Thirteen days from Election Day, we are at a weird moment in the arc of the campaign. Diehard Democrats and Obama supporters like me are suspended between hope, thrill, fear -- and resignation. Our young hero could win it all -- not just the election, but an absolute landslide. Or he could still lose it all by squandering too much time and money on states that he doesn’t really need to clinch victory with 270 electoral votes.
If, in fact, Obama can pull off a 300-plus victory, he will be the first Democrat since Lyndon Johnson in 1964 to take office with a major mandate. It would make his victory, in the words of Gen. Colin Powell, truly “transformational.” But the undertaking carries high risks. Running a 50-state strategy -- instead of one tailored to the winnable states -- is a high-risk gamble, unnecessarily show-offy.
And yet Democrats are full of barely concealable optimism. They can't help speaking in the future tense -- about how Obama must dive into the world economic crisis immediately after the election without waiting for his inauguration on Jan. 20, 2009. Or, in the unfortunate words of Obama’s vice-presidential running mate, Joe Biden, about how he will be tested in the first six months of his presidency by an international crisis “just like John Kennedy.”
Some Democrats even warn against the potential overreach of a government that could be totally dominated by Democrats if Obama wins the White House, especially if Democrats achieve the breathtaking level of 60 seats in the US Senate, and pick up as many as 25 or 30 seats in the US House of Representatives. No American party is used to those kinds of margins, and it makes some voters uneasy. Naturally, Republicans are using the prospect of such dominance to thunder against all Democratic candidates. “ Washington will host one of the most liberal governments in American history,” warns the right-leaning Weekly Standard magazine. Conservatives warn of the “OPR government” -- Obama as president, left-leaning liberal Nancy Pelosi as Speaker of the House, liberal Sen. Harry Reid as Majority Leader of the Senate.
The flip side of the guarded optimism in Obama-land is the doom and gloom in the McCain camp. Conservative commentators already speak of McCain’s campaign in the past tense, listing all its tactical and strategic errors. Worst among them, by almost all accounts, was McCain’s choice of Sarah Palin as VP candidate. Though she electrified the flagging McCain brand for a week or two, she’s now become a major drag on the ticket.

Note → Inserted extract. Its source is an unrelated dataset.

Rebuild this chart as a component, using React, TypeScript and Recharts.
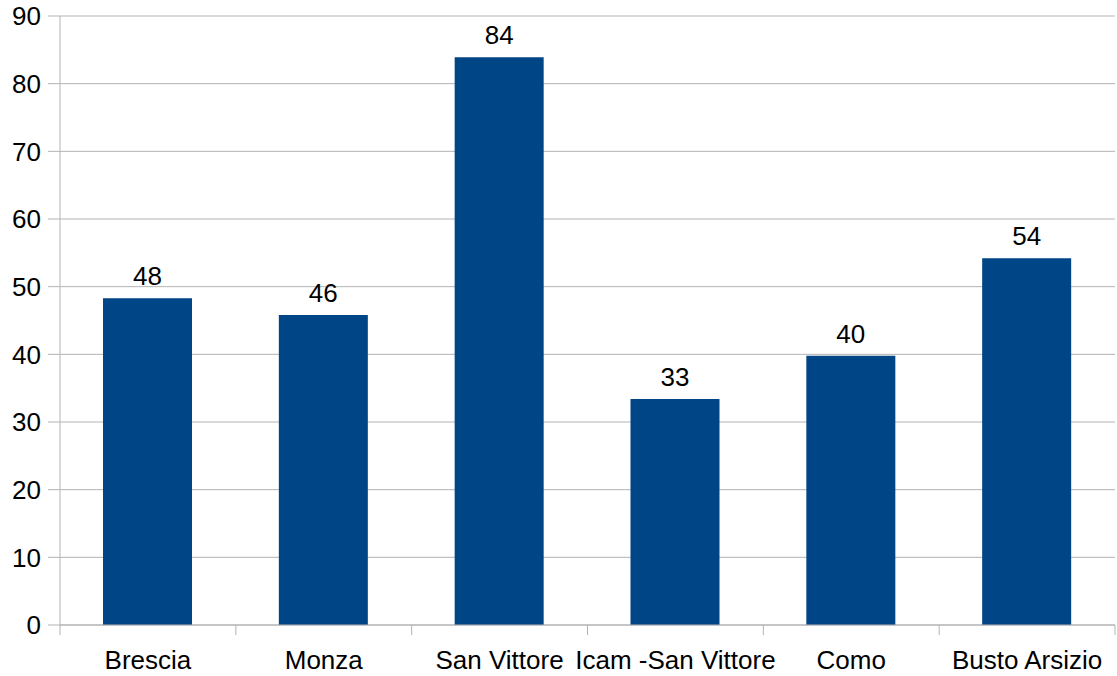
import React from 'react';
import { BarChart, Bar, XAxis, YAxis, CartesianGrid, LabelList } from 'recharts';

const categories = ['Brescia', 'Monza', 'San Vittore', 'Icam -San Vittore', 'Como', 'Busto Arsizio'];
const values = [48.3, 45.8, 83.9, 33.4, 39.8, 54.2];
const yTicks = [0, 10, 20, 30, 40, 50, 60, 70, 80, 90];

const data = categories.map((name, i) => ({ name, value: values[i] }));

const GRID = '#b3b3b3';
const FONT = '"Liberation Sans", Arial, sans-serif';
const FS = 26;

const XTick = (props: any) => {
  const { x, y, payload, index, visibleTicksCount } = props;
  const half = payload && payload.offset ? payload.offset : 0;
  const axisY = y - 16 - 10;
  const count = visibleTicksCount || categories.length;
  return (
    <g>
      <line x1={x - half} x2={x - half} y1={axisY} y2={axisY + 10} stroke={GRID} strokeWidth={1} />
      {index === count - 1 && (
        <line x1={x + half} x2={x + half} y1={axisY} y2={axisY + 10} stroke={GRID} strokeWidth={1} />
      )}
      <text x={x} y={y} dy="0.71em" textAnchor="middle" fill="#000" fontSize={FS} fontFamily={FONT}>
        {payload.value}
      </text>
    </g>
  );
};

export default function App() {
  return (
    <div style={{ position: 'absolute', left: 0, top: 0, background: '#fff' }}>
      <BarChart
        width={1117}
        height={676}
        data={data}
        margin={{ top: 16, right: 2, bottom: 11, left: 0 }}
        barCategoryGap={0}
      >
        <CartesianGrid vertical={false} stroke={GRID} strokeWidth={1} />
        <XAxis
          dataKey="name"
          height={40}
          interval={0}
          axisLine={{ stroke: GRID }}
          tickLine={false}
          tickSize={10}
          tickMargin={16}
          tick={<XTick />}
        />
        <YAxis
          width={60}
          domain={[0, 90]}
          ticks={yTicks}
          interval={0}
          axisLine={{ stroke: GRID }}
          tickLine={{ stroke: GRID }}
          tickSize={12}
          tickMargin={7}
          tick={{ fill: '#000', fontSize: FS, fontFamily: FONT }}
        />
        <YAxis
          yAxisId="right"
          orientation="right"
          width={0}
          domain={[0, 90]}
          ticks={[]}
          axisLine={{ stroke: GRID }}
          tickLine={false}
          tick={false}
        />
        <Bar dataKey="value" fill="#004586" barSize={89} isAnimationActive={false}>
          <LabelList
            dataKey="value"
            position="top"
            offset={13}
            formatter={(v: any) => Math.round(Number(v))}
            style={{ fill: '#000', fontSize: FS, fontFamily: FONT }}
          />
        </Bar>
      </BarChart>
    </div>
  );
}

Every day, it seems, Palin adds to her bad report card. On Monday, it was reported that she had used Alaskan government money to pay for her children’s travel. On Tuesday, following a barrage of criticism, she had to apologize for referring to some parts of the US as “anti-American.” On Wednesday we learned that the Republican Party has spent $150,000 on clothes and cosmetics for Palin and her family since she joined the campaign. What next?

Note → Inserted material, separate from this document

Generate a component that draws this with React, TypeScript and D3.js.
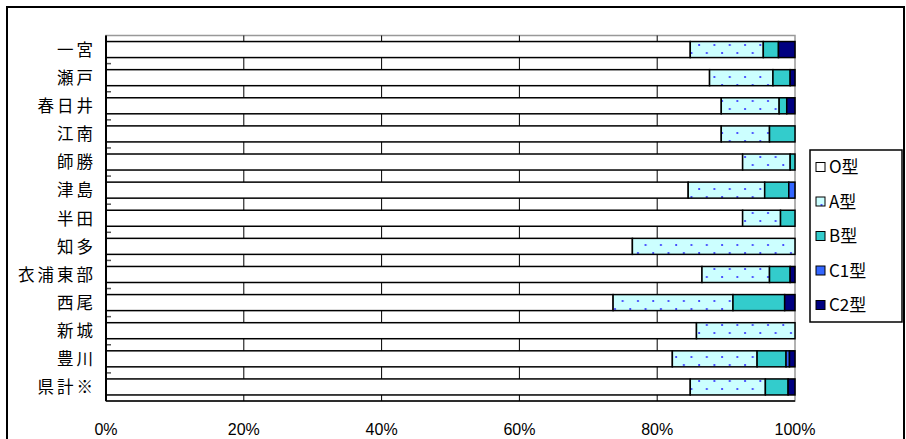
import React, { useEffect, useRef } from 'react';
import * as d3 from 'd3';

const categories = ['一宮', '瀬戸', '春日井', '江南', '師勝', '津島', '半田', '知多', '衣浦東部', '西尾', '新城', '豊川', '県計※'];
const seriesNames = ['O型', 'A型', 'B型', 'C1型', 'C2型'];
const valuesO = [84.8, 87.6, 89.3, 89.3, 92.4, 84.5, 92.4, 76.4, 86.5, 73.6, 85.7, 82.2, 84.8];
const valuesA = [10.6, 9.2, 8.4, 7.0, 6.9, 11.1, 5.5, 23.6, 9.8, 17.4, 14.3, 12.3, 10.9];
const valuesB = [2.2, 2.5, 1.1, 3.7, 0.7, 3.5, 2.1, 0, 3.0, 7.5, 0, 4.2, 3.3];
const valuesC1 = [0, 0, 0, 0, 0, 0.9, 0, 0, 0, 0, 0, 0.5, 0];
const valuesC2 = [2.4, 0.7, 1.2, 0, 0, 0, 0, 0, 0.7, 1.5, 0, 0.8, 1.0];
const xTicks = [0, 20, 40, 60, 80, 100];

const fills = ['#ffffff', 'url(#dotA)', '#33cccc', '#3366ff', '#000080'];

const App: React.FC = () => {
  const svgRef = useRef<SVGSVGElement | null>(null);

  useEffect(() => {
    if (!svgRef.current) return;
    const width = 906;
    const height = 439;
    const svg = d3.select(svgRef.current).html('');

    const defs = svg.append('defs');
    const pat = defs.append('pattern')
      .attr('id', 'dotA')
      .attr('patternUnits', 'userSpaceOnUse')
      .attr('width', 15.3)
      .attr('height', 16)
      .attr('x', 0)
      .attr('y', 2);
    pat.append('rect').attr('width', 15.3).attr('height', 16).attr('fill', '#ccffff');
    pat.append('circle').attr('cx', 3).attr('cy', 3).attr('r', 1.1).attr('fill', '#3333ff');
    pat.append('circle').attr('cx', 10.65).attr('cy', 11).attr('r', 1.1).attr('fill', '#3333ff');

    svg.append('rect')
      .attr('width', width).attr('height', height).attr('fill', '#fff');

    // outer frame
    svg.append('rect')
      .attr('x', 7).attr('y', 7)
      .attr('width', 897).attr('height', 460)
      .attr('fill', 'none').attr('stroke', '#000').attr('stroke-width', 2);

    const left = 106, right = 795, top = 35.5, bottom = 401;

    const x = d3.scaleLinear().domain([0, 100]).range([left, right]);
    const y = d3.scaleBand<string>()
      .domain(categories)
      .range([top, bottom])
      .paddingInner(0.43)
      .paddingOuter(0.215);

    // plot area border
    svg.append('rect')
      .attr('x', left).attr('y', top)
      .attr('width', right - left).attr('height', bottom - top)
      .attr('fill', '#fff').attr('stroke', '#999').attr('stroke-width', 1.5);

    // gridlines
    svg.selectAll('.grid')
      .data(xTicks.slice(1, -1))
      .enter()
      .append('line')
      .attr('x1', d => x(d)).attr('x2', d => x(d))
      .attr('y1', top).attr('y2', bottom)
      .attr('stroke', '#000').attr('stroke-width', 1);

    // category ticks
    const step = y.step();
    svg.selectAll('.ctick')
      .data(categories.slice(1))
      .enter()
      .append('line')
      .attr('x1', left).attr('x2', left + 5)
      .attr('y1', d => (y(d) as number) - step * 0.215)
      .attr('y2', d => (y(d) as number) - step * 0.215)
      .attr('stroke', '#555').attr('stroke-width', 1.5);

    const rows = categories.map((c, i) => ({
      cat: c,
      'O型': valuesO[i], 'A型': valuesA[i], 'B型': valuesB[i], 'C1型': valuesC1[i], 'C2型': valuesC2[i]
    }));
    const stack = d3.stack<any>().keys(seriesNames);
    const layers = stack(rows);

    layers.forEach((layer, li) => {
      svg.append('g')
        .selectAll('rect')
        .data(layer.filter(d => d[1] - d[0] > 0))
        .enter()
        .append('rect')
        .attr('x', d => x(d[0]))
        .attr('y', d => y(d.data.cat) as number)
        .attr('width', d => x(Math.min(d[1], 100)) - x(d[0]))
        .attr('height', y.bandwidth())
        .attr('fill', fills[li])
        .attr('stroke', '#000')
        .attr('stroke-width', 1.5);
    });

    // axes lines
    svg.append('line')
      .attr('x1', left).attr('x2', left).attr('y1', top).attr('y2', bottom)
      .attr('stroke', '#000').attr('stroke-width', 2);
    svg.append('line')
      .attr('x1', left).attr('x2', right).attr('y1', bottom).attr('y2', bottom)
      .attr('stroke', '#000').attr('stroke-width', 1.5);

    // category labels
    svg.selectAll('.clabel')
      .data(categories)
      .enter()
      .append('text')
      .attr('x', 96)
      .attr('y', d => (y(d) as number) + y.bandwidth() / 2)
      .attr('dy', '0.38em')
      .attr('text-anchor', 'end')
      .attr('font-family', '"Noto Sans CJK JP", sans-serif')
      .attr('font-size', 16.5)
      .attr('letter-spacing', 3)
      .attr('fill', '#000')
      .text(d => d);

    // x labels
    svg.selectAll('.xlabel')
      .data(xTicks)
      .enter()
      .append('text')
      .attr('x', d => x(d))
      .attr('y', 435)
      .attr('text-anchor', 'middle')
      .attr('font-family', '"Liberation Sans", Arial, sans-serif')
      .attr('font-size', 16)
      .attr('fill', '#000')
      .text(d => `${d}%`);

    // legend
    const lg = svg.append('g');
    lg.append('rect')
      .attr('x', 810).attr('y', 150)
      .attr('width', 92).attr('height', 172)
      .attr('fill', '#fff').attr('stroke', '#000').attr('stroke-width', 1.5);
    seriesNames.forEach((s, i) => {
      const cy = 167 + i * 34.5;
      lg.append('rect')
        .attr('x', 816).attr('y', cy - 4.5)
        .attr('width', 9).attr('height', 9)
        .attr('fill', fills[i])
        .attr('stroke', '#000').attr('stroke-width', 1);
      lg.append('text')
        .attr('x', 829).attr('y', cy)
        .attr('dy', '0.38em')
        .attr('font-family', '"Noto Sans CJK JP", sans-serif')
        .attr('font-size', 17)
        .attr('fill', '#000')
        .text(s);
    });
  }, []);

  return (
    <svg ref={svgRef} width={906} height={439}
      style={{ position: 'absolute', left: 0, top: 0, display: 'block' }} />
  );
};

export default App;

And though the comely Alaska governor appeared to have been plucked out of nowhere, it turns out -- according to a detailed new article in The New Yorker -- that Palin had national ambitions more than a year ago. She invited conservative journalists from Washington to lunch at the governor’s mansion in Juneau, effectively launching herself into the vice-presidential pool.
I can see Sarah’s star falling right in my own neighborhood in suburban Washington D.C. A month ago, when Palin was flying high, a Republican on the corner put out several yard signs of support for the Republican ticket -- a uniquely American way of engaging in politics. But this person went farther than most: His yard included a huge, two-meter-by-one-meter cloth banner facing the traffic. On it was written, in giant letters, “Sarah.” Beneath it, in much smaller letters, “McCain/Palin.”

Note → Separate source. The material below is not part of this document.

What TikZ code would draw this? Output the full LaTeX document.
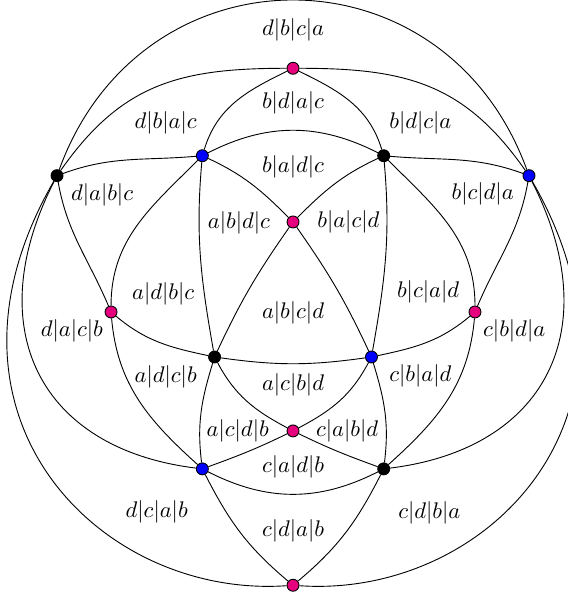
\documentclass[tikz,border=0pt]{standalone}
\usepackage{amsmath,amssymb}
\usepackage{tikz}
\usepackage{xcolor}
\definecolor{vmag}{RGB}{230,0,126}

\begin{document}
\begin{tikzpicture}[v/.style={circle,draw,inner sep=0pt,minimum size=5.3pt},
  vm/.style={v,fill=vmag},vk/.style={v,fill=black},vb/.style={v,fill=blue}]
\useasboundingbox (-4.557,-4.386) rectangle (4.261,4.852);
% vertices
\node[vm] (m1) at (0,3.79) {};
\node[vk] (k1) at (-3.67,2.12) {};
\node[vb] (b1) at (3.67,2.12) {};
\node[vb] (b2) at (-1.41,2.43) {};
\node[vk] (k2) at (1.41,2.43) {};
\node[vm] (m2) at (0,1.40) {};
\node[vm] (m3) at (-2.83,0) {};
\node[vm] (m4) at (2.83,0) {};
\node[vk] (k3) at (-1.22,-0.70) {};
\node[vb] (b3) at (1.22,-0.70) {};
\node[vm] (m5) at (0,-1.85) {};
\node[vb] (b4) at (-1.41,-2.44) {};
\node[vk] (k4) at (1.41,-2.44) {};
\node[vm] (m6) at (0,-4.25) {};
% regions
\node (dbca) at (0,4.39) {$d|b|c|a$};
\node (bdac) at (0,3.25) {$b|d|a|c$};
\node (dbac) at (-1.98,2.94) {$d|b|a|c$};
\node (bdca) at (1.98,2.94) {$b|d|c|a$};
\node (dabc) at (-2.97,1.82) {$d|a|b|c$};
\node (badc) at (0,2.26) {$b|a|d|c$};
\node (bcda) at (2.95,1.84) {$b|c|d|a$};
\node (abdc) at (-0.84,1.38) {$a|b|d|c$};
\node (bacd) at (0.86,1.40) {$b|a|c|d$};
\node (adbc) at (-2.02,0.28) {$a|d|b|c$};
\node (bcad) at (2.10,0.31) {$b|c|a|d$};
\node (dacb) at (-3.44,-0.30) {$d|a|c|b$};
\node (cbda) at (3.44,-0.30) {$c|b|d|a$};
\node (abcd) at (0,-0.02) {$a|b|c|d$};
\node (adcb) at (-1.98,-1.01) {$a|d|c|b$};
\node (cbad) at (1.98,-1.00) {$c|b|a|d$};
\node (acbd) at (0,-1.14) {$a|c|b|d$};
\node (acdb) at (-0.86,-1.85) {$a|c|d|b$};
\node (cabd) at (0.84,-1.85) {$c|a|b|d$};
\node (cadb) at (0,-2.41) {$c|a|d|b$};
\node (dcab) at (-2.12,-3.11) {$d|c|a|b$};
\node (cdab) at (0,-3.40) {$c|d|a|b$};
\node (cdba) at (2.12,-3.13) {$c|d|b|a$};
% edges
\draw (k1) to[out=55,in=180,looseness=1.1] (m1);
\draw (m1) to[out=0,in=125,looseness=1.1] (b1);
\draw (k1) to[out=70,in=110,looseness=1.32] (b1);
\draw (k1) to[out=20,in=185] (b2);
\draw (m1) to[out=206,in=73] (b2);
\draw (m1) to[out=-26,in=107] (k2);
\draw (b2) to[out=27,in=153] (k2);
\draw (k2) to[out=-5,in=160] (b1);
\draw (b2) to[out=-25,in=135] (m2);
\draw (k2) to[out=205,in=45] (m2);
\draw (b2) to[out=225,in=90] (m3);
\draw (b2) to[out=265,in=100] (k3);
\draw (k2) to[out=275,in=80] (b3);
\draw (k2) to[out=-45,in=90] (m4);
\draw (k1) to[out=-80,in=113] (m3);
\draw (b1) to[out=260,in=67] (m4);
\draw (m2) to[out=235,in=65] (k3);
\draw (m2) to[out=305,in=115] (b3);
\draw (m3) to[out=-40,in=168] (k3);
\draw (m4) to[out=220,in=12] (b3);
\draw (m3) to[out=-85,in=138] (b4);
\draw (m4) to[out=265,in=42] (k4);
\draw (k3) to[out=-8,in=188] (b3);
\draw (k3) to[out=-62,in=152] (m5);
\draw (b3) to[out=242,in=28] (m5);
\draw (k3) to[out=253,in=97] (b4);
\draw (b3) to[out=287,in=83] (k4);
\draw (m5) to[out=206,in=20] (b4);
\draw (m5) to[out=-26,in=160] (k4);
\draw (b4) to[out=-27,in=207] (k4);
\draw (b4) to[out=-63,in=140] (m6);
\draw (k4) to[out=243,in=40] (m6);
\draw (k1) .. controls +(243:2.68) and +(173:2.54) .. (b4);
\draw (b1) .. controls +(297:2.68) and +(7:2.54) .. (k4);
\draw (k1) .. controls +(240:4.31) and +(184:3.01) .. (m6);
\draw (b1) .. controls +(300:4.31) and +(-4:3.01) .. (m6);
\end{tikzpicture}
\end{document}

A few days ago, that sign disappeared.
Obama, of course, is a much more establishmentarian figure. He is already a US Senator. He likes belonging to an establishment. But he has to be careful to control his political staff if and when they move into their offices in the West Wing and the Democratic National Committee. A brilliantly successful election can still become a failed presidency. It happened to Lyndon Johnson (the Vietnam war), Richard Nixon (Watergate), and Jimmy Carter (the Iran hostages, Afghanistan invasion, double-digit inflation).
When they get to the center of power, the power-brokers from Chicago must remember one thing: Be nice. You may have run as a Washington “outsider,” but you can't govern without the Washington insiders on your side.